+++ Recorded data +++

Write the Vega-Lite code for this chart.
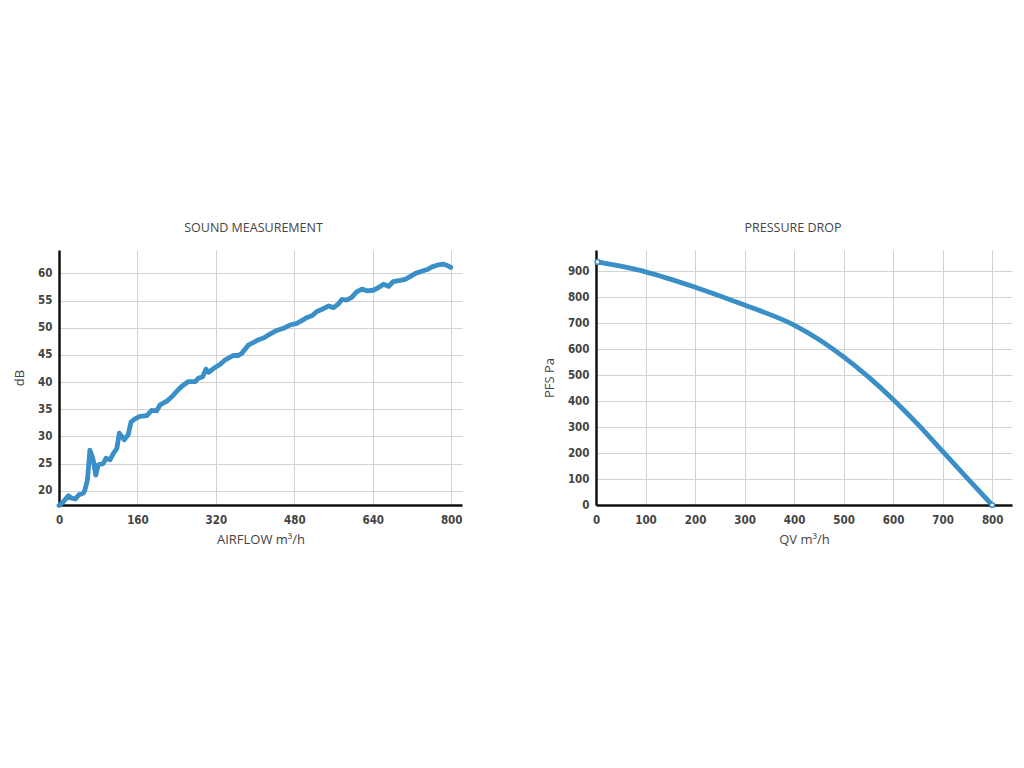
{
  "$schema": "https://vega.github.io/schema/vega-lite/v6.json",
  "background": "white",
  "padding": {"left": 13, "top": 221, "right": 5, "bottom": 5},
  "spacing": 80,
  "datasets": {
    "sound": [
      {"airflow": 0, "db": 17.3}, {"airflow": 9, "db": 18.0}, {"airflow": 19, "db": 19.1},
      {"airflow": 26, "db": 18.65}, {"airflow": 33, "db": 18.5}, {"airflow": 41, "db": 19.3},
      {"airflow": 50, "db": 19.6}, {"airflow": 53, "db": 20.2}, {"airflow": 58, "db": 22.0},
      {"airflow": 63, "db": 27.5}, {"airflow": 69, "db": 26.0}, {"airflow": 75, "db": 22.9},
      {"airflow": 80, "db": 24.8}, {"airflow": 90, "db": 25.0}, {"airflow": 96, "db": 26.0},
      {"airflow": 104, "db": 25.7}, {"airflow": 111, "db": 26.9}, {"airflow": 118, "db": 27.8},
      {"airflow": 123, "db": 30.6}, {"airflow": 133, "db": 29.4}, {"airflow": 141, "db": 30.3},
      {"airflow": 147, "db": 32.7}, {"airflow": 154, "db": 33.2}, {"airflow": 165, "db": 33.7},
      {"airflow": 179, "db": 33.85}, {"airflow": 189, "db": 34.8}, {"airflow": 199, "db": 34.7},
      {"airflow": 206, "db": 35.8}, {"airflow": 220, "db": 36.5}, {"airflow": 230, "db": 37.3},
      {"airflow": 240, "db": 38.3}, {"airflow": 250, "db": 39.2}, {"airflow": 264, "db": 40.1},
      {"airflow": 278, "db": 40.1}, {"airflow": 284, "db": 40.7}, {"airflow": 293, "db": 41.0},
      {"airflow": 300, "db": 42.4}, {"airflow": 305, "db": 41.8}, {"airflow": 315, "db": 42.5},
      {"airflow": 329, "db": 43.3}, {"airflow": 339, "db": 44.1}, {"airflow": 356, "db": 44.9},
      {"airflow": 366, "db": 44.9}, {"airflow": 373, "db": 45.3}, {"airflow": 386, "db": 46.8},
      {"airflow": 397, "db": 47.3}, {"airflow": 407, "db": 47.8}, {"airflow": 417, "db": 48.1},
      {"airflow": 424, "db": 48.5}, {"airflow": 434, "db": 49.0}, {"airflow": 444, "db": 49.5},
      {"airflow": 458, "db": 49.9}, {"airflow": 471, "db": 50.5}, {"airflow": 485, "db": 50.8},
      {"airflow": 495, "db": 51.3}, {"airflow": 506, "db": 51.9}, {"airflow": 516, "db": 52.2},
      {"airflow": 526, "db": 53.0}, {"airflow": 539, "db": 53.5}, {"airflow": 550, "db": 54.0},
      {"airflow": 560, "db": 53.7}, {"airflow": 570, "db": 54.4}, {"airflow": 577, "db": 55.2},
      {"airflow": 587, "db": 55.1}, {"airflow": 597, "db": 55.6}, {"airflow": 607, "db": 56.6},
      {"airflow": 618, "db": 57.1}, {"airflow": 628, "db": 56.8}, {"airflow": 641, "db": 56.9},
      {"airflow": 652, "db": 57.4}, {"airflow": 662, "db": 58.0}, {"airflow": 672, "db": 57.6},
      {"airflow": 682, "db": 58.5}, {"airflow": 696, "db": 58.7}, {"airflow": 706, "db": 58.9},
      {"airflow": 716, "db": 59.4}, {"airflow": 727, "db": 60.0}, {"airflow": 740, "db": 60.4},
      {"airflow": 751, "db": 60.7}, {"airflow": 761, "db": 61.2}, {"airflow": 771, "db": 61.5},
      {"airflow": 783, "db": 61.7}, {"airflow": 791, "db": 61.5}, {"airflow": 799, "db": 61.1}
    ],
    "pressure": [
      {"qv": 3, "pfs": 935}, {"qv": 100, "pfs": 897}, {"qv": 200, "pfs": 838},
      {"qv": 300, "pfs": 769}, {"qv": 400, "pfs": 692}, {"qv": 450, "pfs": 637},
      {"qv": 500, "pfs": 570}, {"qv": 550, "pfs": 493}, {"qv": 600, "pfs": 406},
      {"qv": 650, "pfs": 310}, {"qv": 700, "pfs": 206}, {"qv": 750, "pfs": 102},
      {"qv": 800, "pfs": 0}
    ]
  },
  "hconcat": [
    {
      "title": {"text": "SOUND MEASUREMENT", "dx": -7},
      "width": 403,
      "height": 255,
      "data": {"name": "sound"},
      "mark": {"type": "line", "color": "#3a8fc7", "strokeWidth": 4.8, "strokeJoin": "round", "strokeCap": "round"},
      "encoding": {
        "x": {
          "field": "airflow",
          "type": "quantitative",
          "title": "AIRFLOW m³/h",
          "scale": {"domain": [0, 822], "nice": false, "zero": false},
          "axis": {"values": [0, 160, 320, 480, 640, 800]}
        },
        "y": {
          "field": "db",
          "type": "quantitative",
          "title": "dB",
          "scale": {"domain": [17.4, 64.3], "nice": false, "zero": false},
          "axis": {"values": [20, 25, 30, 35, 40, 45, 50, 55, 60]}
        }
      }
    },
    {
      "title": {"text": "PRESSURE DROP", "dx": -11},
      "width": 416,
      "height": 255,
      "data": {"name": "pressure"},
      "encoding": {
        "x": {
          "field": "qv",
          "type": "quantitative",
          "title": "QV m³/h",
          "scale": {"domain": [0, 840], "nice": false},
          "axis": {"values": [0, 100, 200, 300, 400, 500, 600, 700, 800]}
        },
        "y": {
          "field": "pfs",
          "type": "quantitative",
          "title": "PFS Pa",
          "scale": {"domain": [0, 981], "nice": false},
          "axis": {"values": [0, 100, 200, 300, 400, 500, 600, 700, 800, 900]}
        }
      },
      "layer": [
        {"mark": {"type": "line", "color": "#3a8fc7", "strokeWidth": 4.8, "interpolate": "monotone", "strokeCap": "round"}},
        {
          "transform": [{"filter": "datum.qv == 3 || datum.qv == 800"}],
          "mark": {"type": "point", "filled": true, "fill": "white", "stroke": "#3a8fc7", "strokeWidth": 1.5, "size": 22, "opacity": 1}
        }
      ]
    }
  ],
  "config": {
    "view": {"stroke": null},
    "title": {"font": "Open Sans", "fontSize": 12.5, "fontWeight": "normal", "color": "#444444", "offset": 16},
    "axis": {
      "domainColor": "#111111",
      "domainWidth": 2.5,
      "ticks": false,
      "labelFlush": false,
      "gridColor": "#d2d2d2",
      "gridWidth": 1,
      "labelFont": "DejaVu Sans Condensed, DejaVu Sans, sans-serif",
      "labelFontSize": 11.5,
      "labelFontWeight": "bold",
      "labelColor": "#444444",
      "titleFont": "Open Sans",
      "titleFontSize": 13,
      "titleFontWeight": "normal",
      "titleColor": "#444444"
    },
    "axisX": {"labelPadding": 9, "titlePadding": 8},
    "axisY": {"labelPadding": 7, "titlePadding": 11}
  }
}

+++

Problem to work on
Take the data above and repeat it exactly, leaving each picture out.

Output of the exercise
Write the Vega-Lite code for this chart.
{
  "$schema": "https://vega.github.io/schema/vega-lite/v6.json",
  "background": "white",
  "padding": {"left": 13, "top": 221, "right": 5, "bottom": 5},
  "spacing": 80,
  "datasets": {
    "sound": [
      {"airflow": 0, "db": 17.3}, {"airflow": 9, "db": 18.0}, {"airflow": 19, "db": 19.1},
      {"airflow": 26, "db": 18.65}, {"airflow": 33, "db": 18.5}, {"airflow": 41, "db": 19.3},
      {"airflow": 50, "db": 19.6}, {"airflow": 53, "db": 20.2}, {"airflow": 58, "db": 22.0},
      {"airflow": 63, "db": 27.5}, {"airflow": 69, "db": 26.0}, {"airflow": 75, "db": 22.9},
      {"airflow": 80, "db": 24.8}, {"airflow": 90, "db": 25.0}, {"airflow": 96, "db": 26.0},
      {"airflow": 104, "db": 25.7}, {"airflow": 111, "db": 26.9}, {"airflow": 118, "db": 27.8},
      {"airflow": 123, "db": 30.6}, {"airflow": 133, "db": 29.4}, {"airflow": 141, "db": 30.3},
      {"airflow": 147, "db": 32.7}, {"airflow": 154, "db": 33.2}, {"airflow": 165, "db": 33.7},
      {"airflow": 179, "db": 33.85}, {"airflow": 189, "db": 34.8}, {"airflow": 199, "db": 34.7},
      {"airflow": 206, "db": 35.8}, {"airflow": 220, "db": 36.5}, {"airflow": 230, "db": 37.3},
      {"airflow": 240, "db": 38.3}, {"airflow": 250, "db": 39.2}, {"airflow": 264, "db": 40.1},
      {"airflow": 278, "db": 40.1}, {"airflow": 284, "db": 40.7}, {"airflow": 293, "db": 41.0},
      {"airflow": 300, "db": 42.4}, {"airflow": 305, "db": 41.8}, {"airflow": 315, "db": 42.5},
      {"airflow": 329, "db": 43.3}, {"airflow": 339, "db": 44.1}, {"airflow": 356, "db": 44.9},
      {"airflow": 366, "db": 44.9}, {"airflow": 373, "db": 45.3}, {"airflow": 386, "db": 46.8},
      {"airflow": 397, "db": 47.3}, {"airflow": 407, "db": 47.8}, {"airflow": 417, "db": 48.1},
      {"airflow": 424, "db": 48.5}, {"airflow": 434, "db": 49.0}, {"airflow": 444, "db": 49.5},
      {"airflow": 458, "db": 49.9}, {"airflow": 471, "db": 50.5}, {"airflow": 485, "db": 50.8},
      {"airflow": 495, "db": 51.3}, {"airflow": 506, "db": 51.9}, {"airflow": 516, "db": 52.2},
      {"airflow": 526, "db": 53.0}, {"airflow": 539, "db": 53.5}, {"airflow": 550, "db": 54.0},
      {"airflow": 560, "db": 53.7}, {"airflow": 570, "db": 54.4}, {"airflow": 577, "db": 55.2},
      {"airflow": 587, "db": 55.1}, {"airflow": 597, "db": 55.6}, {"airflow": 607, "db": 56.6},
      {"airflow": 618, "db": 57.1}, {"airflow": 628, "db": 56.8}, {"airflow": 641, "db": 56.9},
      {"airflow": 652, "db": 57.4}, {"airflow": 662, "db": 58.0}, {"airflow": 672, "db": 57.6},
      {"airflow": 682, "db": 58.5}, {"airflow": 696, "db": 58.7}, {"airflow": 706, "db": 58.9},
      {"airflow": 716, "db": 59.4}, {"airflow": 727, "db": 60.0}, {"airflow": 740, "db": 60.4},
      {"airflow": 751, "db": 60.7}, {"airflow": 761, "db": 61.2}, {"airflow": 771, "db": 61.5},
      {"airflow": 783, "db": 61.7}, {"airflow": 791, "db": 61.5}, {"airflow": 799, "db": 61.1}
    ],
    "pressure": [
      {"qv": 3, "pfs": 935}, {"qv": 100, "pfs": 897}, {"qv": 200, "pfs": 838},
      {"qv": 300, "pfs": 769}, {"qv": 400, "pfs": 692}, {"qv": 450, "pfs": 637},
      {"qv": 500, "pfs": 570}, {"qv": 550, "pfs": 493}, {"qv": 600, "pfs": 406},
      {"qv": 650, "pfs": 310}, {"qv": 700, "pfs": 206}, {"qv": 750, "pfs": 102},
      {"qv": 800, "pfs": 0}
    ]
  },
  "hconcat": [
    {
      "title": {"text": "SOUND MEASUREMENT", "dx": -7},
      "width": 403,
      "height": 255,
      "data": {"name": "sound"},
      "mark": {"type": "line", "color": "#3a8fc7", "strokeWidth": 4.8, "strokeJoin": "round", "strokeCap": "round"},
      "encoding": {
        "x": {
          "field": "airflow",
          "type": "quantitative",
          "title": "AIRFLOW m³/h",
          "scale": {"domain": [0, 822], "nice": false, "zero": false},
          "axis": {"values": [0, 160, 320, 480, 640, 800]}
        },
        "y": {
          "field": "db",
          "type": "quantitative",
          "title": "dB",
          "scale": {"domain": [17.4, 64.3], "nice": false, "zero": false},
          "axis": {"values": [20, 25, 30, 35, 40, 45, 50, 55, 60]}
        }
      }
    },
    {
      "title": {"text": "PRESSURE DROP", "dx": -11},
      "width": 416,
      "height": 255,
      "data": {"name": "pressure"},
      "encoding": {
        "x": {
          "field": "qv",
          "type": "quantitative",
          "title": "QV m³/h",
          "scale": {"domain": [0, 840], "nice": false},
          "axis": {"values": [0, 100, 200, 300, 400, 500, 600, 700, 800]}
        },
        "y": {
          "field": "pfs",
          "type": "quantitative",
          "title": "PFS Pa",
          "scale": {"domain": [0, 981], "nice": false},
          "axis": {"values": [0, 100, 200, 300, 400, 500, 600, 700, 800, 900]}
        }
      },
      "layer": [
        {"mark": {"type": "line", "color": "#3a8fc7", "strokeWidth": 4.8, "interpolate": "monotone", "strokeCap": "round"}},
        {
          "transform": [{"filter": "datum.qv == 3 || datum.qv == 800"}],
          "mark": {"type": "point", "filled": true, "fill": "white", "stroke": "#3a8fc7", "strokeWidth": 1.5, "size": 22, "opacity": 1}
        }
      ]
    }
  ],
  "config": {
    "view": {"stroke": null},
    "title": {"font": "Open Sans", "fontSize": 12.5, "fontWeight": "normal", "color": "#444444", "offset": 16},
    "axis": {
      "domainColor": "#111111",
      "domainWidth": 2.5,
      "ticks": false,
      "labelFlush": false,
      "gridColor": "#d2d2d2",
      "gridWidth": 1,
      "labelFont": "DejaVu Sans Condensed, DejaVu Sans, sans-serif",
      "labelFontSize": 11.5,
      "labelFontWeight": "bold",
      "labelColor": "#444444",
      "titleFont": "Open Sans",
      "titleFontSize": 13,
      "titleFontWeight": "normal",
      "titleColor": "#444444"
    },
    "axisX": {"labelPadding": 9, "titlePadding": 8},
    "axisY": {"labelPadding": 7, "titlePadding": 11}
  }
}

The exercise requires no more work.